As Yousman mentions in his study of the
show, Inside Oz, that the viewers who
receive this representation of prison have no real life experience with either
going to prison or knowing someone who has gone. This becomes extremely dangerous
because their reality won’t be blurred by this image if they have no reality to
distort. People take this show as the truth and praise it for its authenticity,
but who are they to know what’s authentic about prison life? They believe since
HBO doesn’t need to censor their material that the writers aren’t holding back
the truth. This continues the discourse that men of color are violent criminals
that need to be locked up, and it’s all driven by one thing: money.
Media outlets
and politicians use rhetoric to scare us into thinking that our biggest problem
in this country is drug use, as Ronald Reagan put it “America’s crusade”
against drugs. I’m not condoning drug use but people are made to think poor
urban youth slip through the cracks of society because of drugs and spend all
our money to rehabilitate them in prison. From what I’ve seen in the Emerald
City’s prison is crime increases on the inside, so I guess rehabs out of the
question. We should be taking this money to rehabilitate positive social
organizations not the police. The police profit from drug charges and more
arrests which equals more money for them and less for the rest. They target poor communities, put these images in
front of a white audience and preserve our culture of fear. All that’s left is
to make a twisted hyperviolent prison show ironically headed by a black man to
show us that black men can succeed because it’s not our system’s fault if you
fail, it’s only the individual to blame.
Sunday, March 4, 2012
It isn't only a movie
In Adam Simon’s The
American Nightmare horror films from the 1960’s and 70’s are discussed in
their relation to sociopolitical struggles of the time. Right from the start
Simon does a brilliant job of cross cutting real life news media images and
fictional clips from horror films. The shots are so similar you can barely tell
what’s the news and what’s just a movie. The documentary includes interviews
with classic terrifying directors George Romero, Wes Craven, David Cronenberg,
John Carpenter, and other writers and scholars in the horror media field. If
anyone wants an insight on the relationship between societal fears and
fantastical horror films this documentary delivers.

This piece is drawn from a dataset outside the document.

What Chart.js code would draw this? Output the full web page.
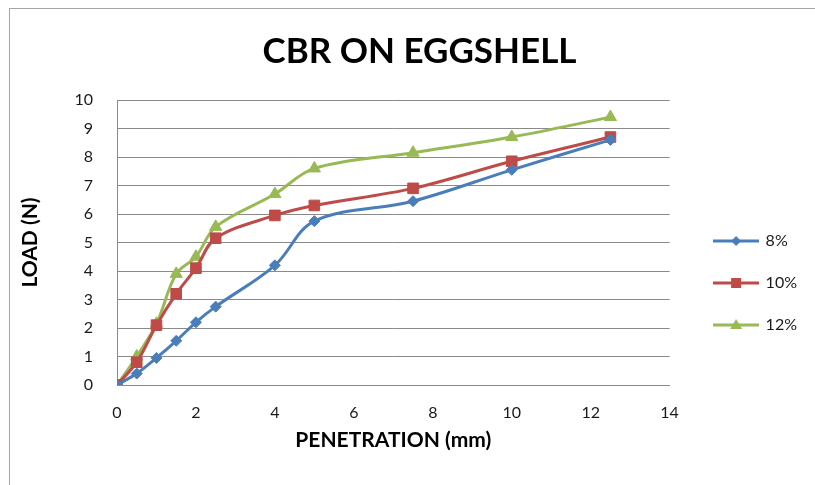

The main theme addressed in Nightmare is society’s deep-rooted terrors unleashed on the big
screen, which gives us both a sense of pain and joy. I think an interesting
point they made was the fascination viewers have with wanting to go behind that
door to see the monster. The monster intrigues us because it is a human just
like us. So in this society do we become either victim or victor of the
American dream? One professor interviewed states that we teeter on a thin line
between pain and relief because pain is an inevitable part of the social
experience. The connection between society and body is unbreakable allowing us
to always find something relevant to our unconscious fears. Cronenberg believes
that you can’t get body without society and society without body. He made an
interesting point about society’s battle to repress our innate nature, and this
is where we find our struggle with pain and relief, with society and psychosis.
An interesting topic a couple of the directors brought up
was reintroducing our infantile fears. The idea of being eaten is a major fear
that we actually become familiarized with when we are just babies. Adults coo
over little babies nibbling at their toes saying, “oh you’re so cute I could just
eat you up.” They also reference the scene in Texas Chainsaw Massacre where they tease her to the point of tears
and then mock her cries. The directors pluck at the ingrained fears from our
childhood that we then relate to our current and much more broad struggles in
our contemporary life. It isn't only a movie when it shows reflections of our real life societal concerns, revealing something much deeper.